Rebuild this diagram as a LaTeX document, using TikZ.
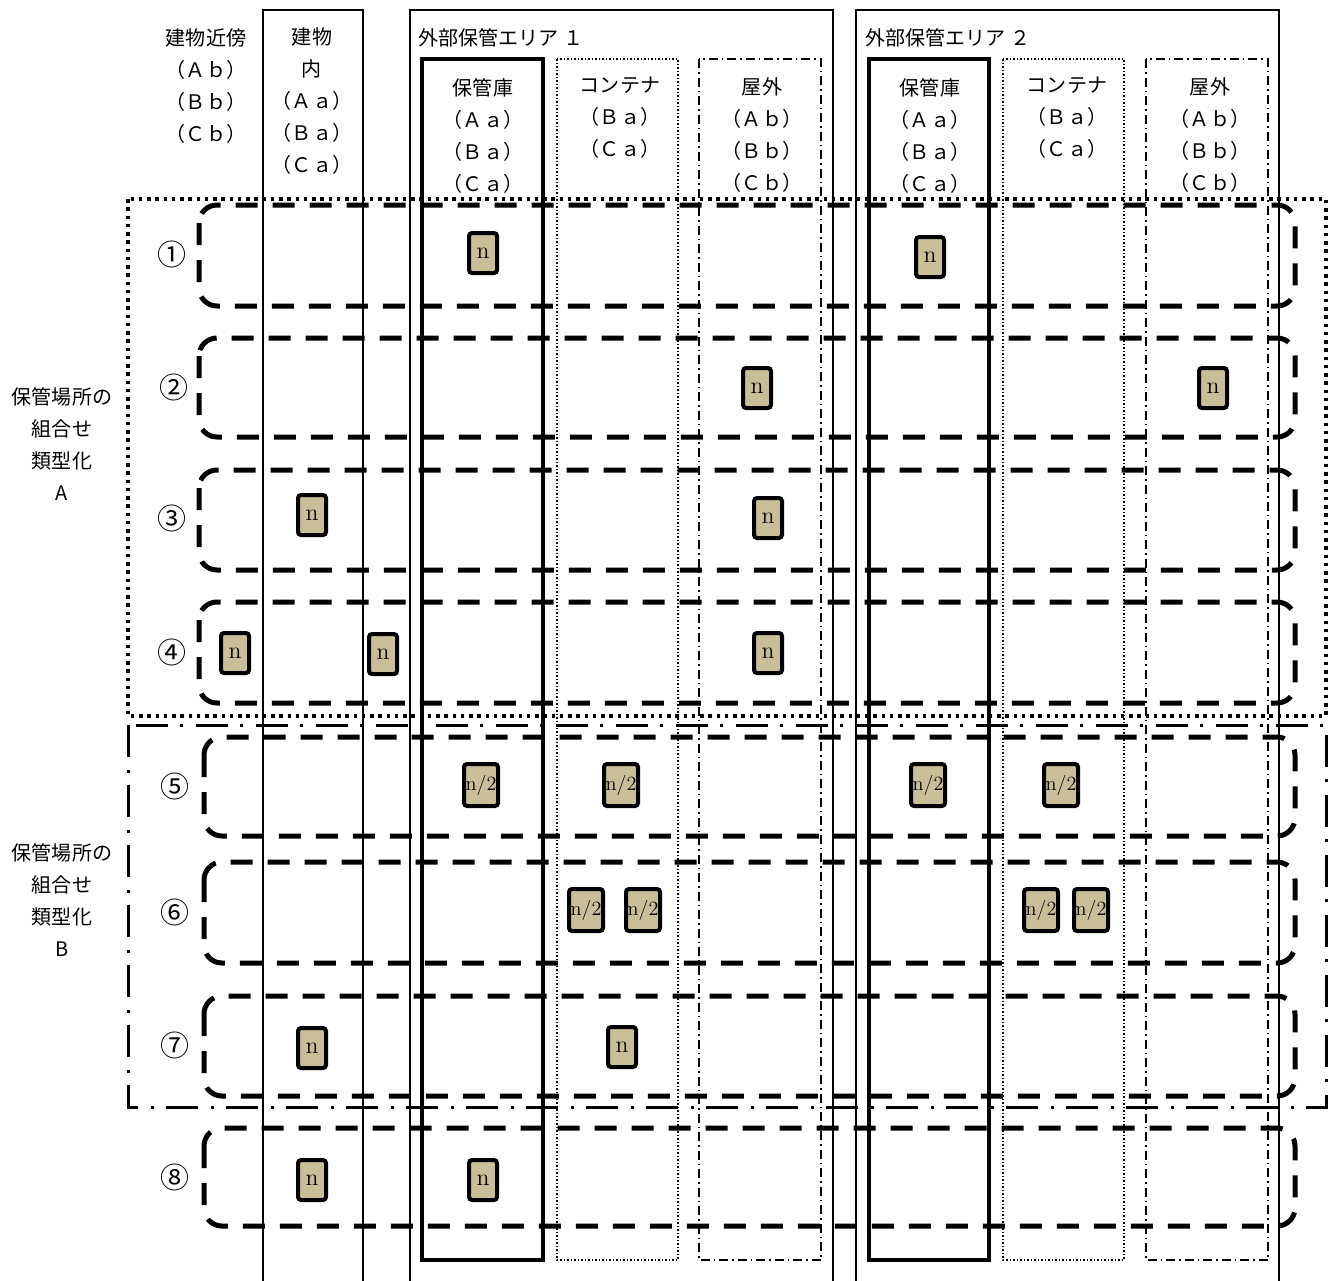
\documentclass[tikz,border=0pt]{standalone}
\usepackage{fontspec}
\newfontfamily\jpfont{Noto Sans CJK JP}
\usepackage{tikz}
\usetikzlibrary{positioning}
\definecolor{unittan}{HTML}{C8BF99}
\tikzstyle{unit}=[
    draw,
    line width=0.8mm,
    fill=unittan,
    rounded corners=0.6mm,
    minimum width=5.6mm,
    minimum height=8mm,
    inner sep=0pt,
    font=\fontsize{13.5}{15}\selectfont
]
\tikzstyle{unithalf}=[unit,minimum width=6.8mm,minimum height=8.4mm,font=\fontsize{11.5}{13}\selectfont]
\tikzstyle{jptext}=[inner sep=0pt,align=center,font=\jpfont\fontsize{11.4}{18.1}\selectfont]

\begin{document}
\begin{tikzpicture}[
    x=0.2mm,y=-0.2mm,
    thinbox/.style={line width=0.25mm},
    storebox/.style={line width=0.8mm},
    contbox/.style={line width=0.22mm,dash pattern=on 0.35mm off 0.35mm},
    outbox/.style={line width=0.22mm,dash pattern=on 1.8mm off 0.8mm on 0.3mm off 0.8mm},
    rowgrp/.style={line width=1mm,rounded corners=3.6mm,dash pattern=on 4.4mm off 3mm},
    grpA/.style={line width=0.65mm,dash pattern=on 0.7mm off 0.95mm},
    grpB/.style={line width=0.6mm,dash pattern=on 6.4mm off 2.6mm on 0.6mm off 2.4mm},
    rownum/.style={inner sep=0pt,font=\jpfont\fontsize{16.5}{18}\selectfont}
]
\useasboundingbox (0,0) rectangle (1335,1280);
% columns
\draw[thinbox] (263,1290) -- (263,10) -- (363,10) -- (363,1290);
\draw[thinbox] (410,1290) -- (410,10) -- (833,10) -- (833,1290);
\draw[thinbox] (856,1290) -- (856,10) -- (1279,10) -- (1279,1290);
\draw[storebox] (422,59) rectangle (543,1260);
\draw[contbox] (557,59) rectangle (678,1260);
\draw[outbox] (699,59) rectangle (821,1260);
\draw[storebox] (869,59) rectangle (989,1260);
\draw[contbox] (1003,59) rectangle (1124,1260);
\draw[outbox] (1146,59) rectangle (1268,1260);
% headers
\node[jptext] (hdnear) at (206,86) {建物近傍\\（Ａｂ）\\（Ｂｂ）\\（Ｃｂ）};
\node[jptext] (hdin) at (312,101) {建物\\内\\（Ａａ）\\（Ｂａ）\\（Ｃａ）};
\node[jptext,anchor=west] (hdarea1) at (418,38) {外部保管エリア １};
\node[jptext,anchor=west] (hdarea2) at (865,38) {外部保管エリア ２};
\node[jptext] (hdstore1) at (483,136) {保管庫\\（Ａａ）\\（Ｂａ）\\（Ｃａ）};
\node[jptext] (hdcont1) at (620,118) {コンテナ\\（Ｂａ）\\（Ｃａ）};
\node[jptext] (hdout1) at (762,135) {屋外\\（Ａｂ）\\（Ｂｂ）\\（Ｃｂ）};
\node[jptext] (hdstore2) at (930,136) {保管庫\\（Ａａ）\\（Ｂａ）\\（Ｃａ）};
\node[jptext] (hdcont2) at (1067,118) {コンテナ\\（Ｂａ）\\（Ｃａ）};
\node[jptext] (hdout2) at (1210,135) {屋外\\（Ａｂ）\\（Ｂｂ）\\（Ｃｂ）};
% group frames
\draw[grpA] (128,199) rectangle (1326,716);
\draw[grpB] (128,725) rectangle (1326,1107);
\node[jptext] (typeA) at (62,444) {保管場所の\\組合せ\\類型化\\A};
\node[jptext] (typeB) at (62,900) {保管場所の\\組合せ\\類型化\\B};
% rows
\draw[rowgrp] (199,205) rectangle (1295,306);
\draw[rowgrp] (199,338) rectangle (1295,437);
\draw[rowgrp] (199,470) rectangle (1295,570);
\draw[rowgrp] (199,602) rectangle (1295,703);
\draw[rowgrp] (204,737) rectangle (1295,836);
\draw[rowgrp] (204,862) rectangle (1295,963);
\draw[rowgrp] (204,996) rectangle (1295,1096);
\draw[rowgrp] (204,1128) rectangle (1295,1226);
\node[rownum] (r1) at (172,254) {①};
\node[rownum] (r2) at (174,387) {②};
\node[rownum] (r3) at (172,518) {③};
\node[rownum] (r4) at (172,652) {④};
\node[rownum] (r5) at (175,786) {⑤};
\node[rownum] (r6) at (175,912) {⑥};
\node[rownum] (r7) at (175,1045) {⑦};
\node[rownum] (r8) at (175,1177) {⑧};
% units
\node[unit] (u1a) at (483,253) {n};
\node[unit] (u1b) at (930,257) {n};
\node[unit] (u2a) at (757,388) {n};
\node[unit] (u2b) at (1213,388) {n};
\node[unit] (u3a) at (312,515) {n};
\node[unit] (u3b) at (768,518) {n};
\node[unit] (u4a) at (235,653) {n};
\node[unit] (u4b) at (383,654) {n};
\node[unit] (u4c) at (768,653) {n};
\node[unithalf] (u5a) at (481,785) {n/2};
\node[unithalf] (u5b) at (621,785) {n/2};
\node[unithalf] (u5c) at (928,785) {n/2};
\node[unithalf] (u5d) at (1061,785) {n/2};
\node[unithalf] (u6a) at (586,910) {n/2};
\node[unithalf] (u6b) at (643,910) {n/2};
\node[unithalf] (u6c) at (1041,910) {n/2};
\node[unithalf] (u6d) at (1091,910) {n/2};
\node[unit] (u7a) at (312,1048) {n};
\node[unit] (u7b) at (622,1047) {n};
\node[unit] (u8a) at (312,1180) {n};
\node[unit] (u8b) at (483,1180) {n};
\end{tikzpicture}
\end{document}
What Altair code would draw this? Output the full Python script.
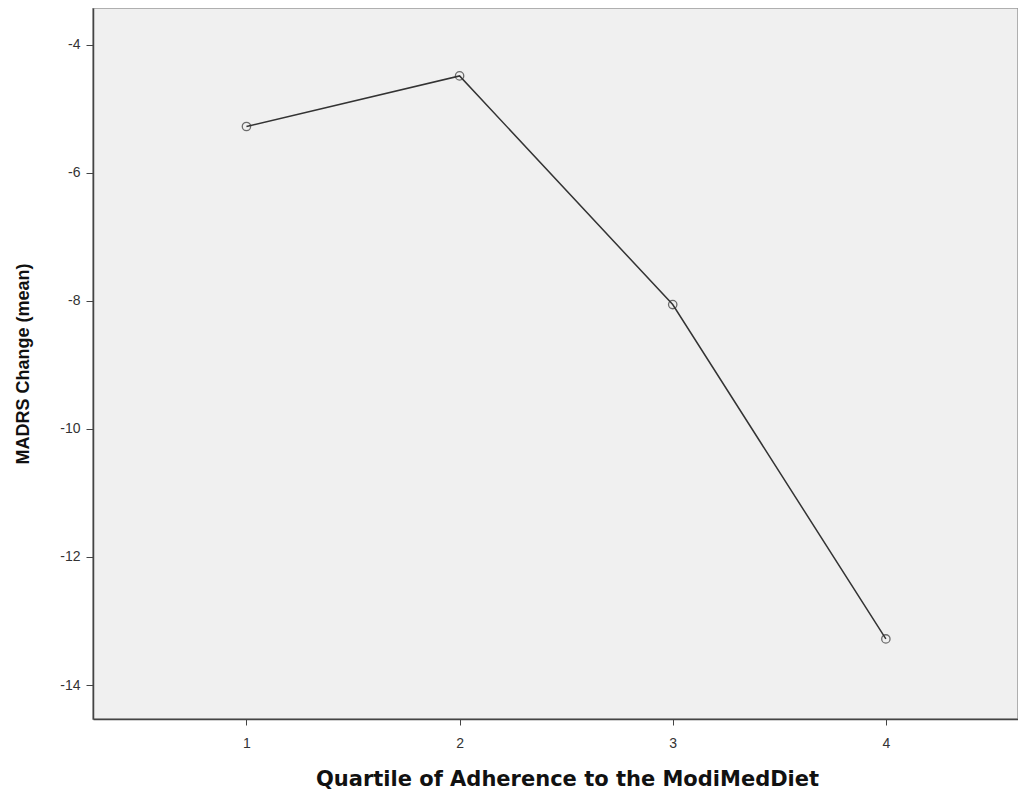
import altair as alt
import pandas as pd

quartiles = [1, 2, 3, 4]
madrs_change = [-5.28, -4.49, -8.06, -13.28]

df = pd.DataFrame({"quartile": quartiles, "change": madrs_change})

x_enc = alt.X(
    "quartile:Q",
    scale=alt.Scale(domain=[0.28, 4.62], nice=False, zero=False),
    axis=alt.Axis(
        values=[1, 2, 3, 4], format="d", grid=False,
        title="Quartile of Adherence to the ModiMedDiet",
        titleFont="DejaVu Sans", titleFontSize=21, titleFontWeight="bold",
        titleColor="#111", titlePadding=18, titleX=474,
        labelFont="Liberation Sans", labelFontSize=14, labelColor="#333",
        labelPadding=11, tickSize=6, tickColor="#444", domainColor="#444",
        domainWidth=1.5,
    ),
)
y_enc = alt.Y(
    "change:Q",
    scale=alt.Scale(domain=[-14.53, -3.43], nice=False, zero=False),
    axis=alt.Axis(
        values=[-4, -6, -8, -10, -12, -14], grid=False,
        labelExpr="replace(datum.label, '\u2212', '-')",
        title="MADRS Change (mean)",
        titleFont="Liberation Sans", titleFontSize=18, titleFontWeight="bold",
        titleColor="#111", titlePadding=27,
        labelFont="Liberation Sans", labelFontSize=14, labelColor="#333",
        labelPadding=6, tickSize=7, tickColor="#444", domainColor="#444",
        domainWidth=1.5,
    ),
)

line = alt.Chart(df).mark_line(color="#333", strokeWidth=1.5).encode(x=x_enc, y=y_enc)
pts = alt.Chart(df).mark_point(
    shape="circle", filled=False, size=70, color="#333", strokeWidth=1.3
).encode(x=x_enc, y=y_enc)

chart = (
    alt.layer(line, pts)
    .properties(
        width=925, height=711,
        autosize=alt.AutoSizeParams(type="none"),
        padding={"left": 85, "top": 0, "right": 0, "bottom": 70},
    )
    .configure(background="white")
    .configure_view(fill="#F0F0F0", stroke="#999", strokeWidth=1.5)
)

chart.save("out.html", embed_options={"renderer": "svg", "actions": False})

· · · ·

**WHAT THE TASK ASKS**
List every line from the entries above in which "this" appears.

**CORRECT RESPONSE**
Rebuild this diagram as a LaTeX document, using TikZ.
What Altair code would draw this? Output the full Python script.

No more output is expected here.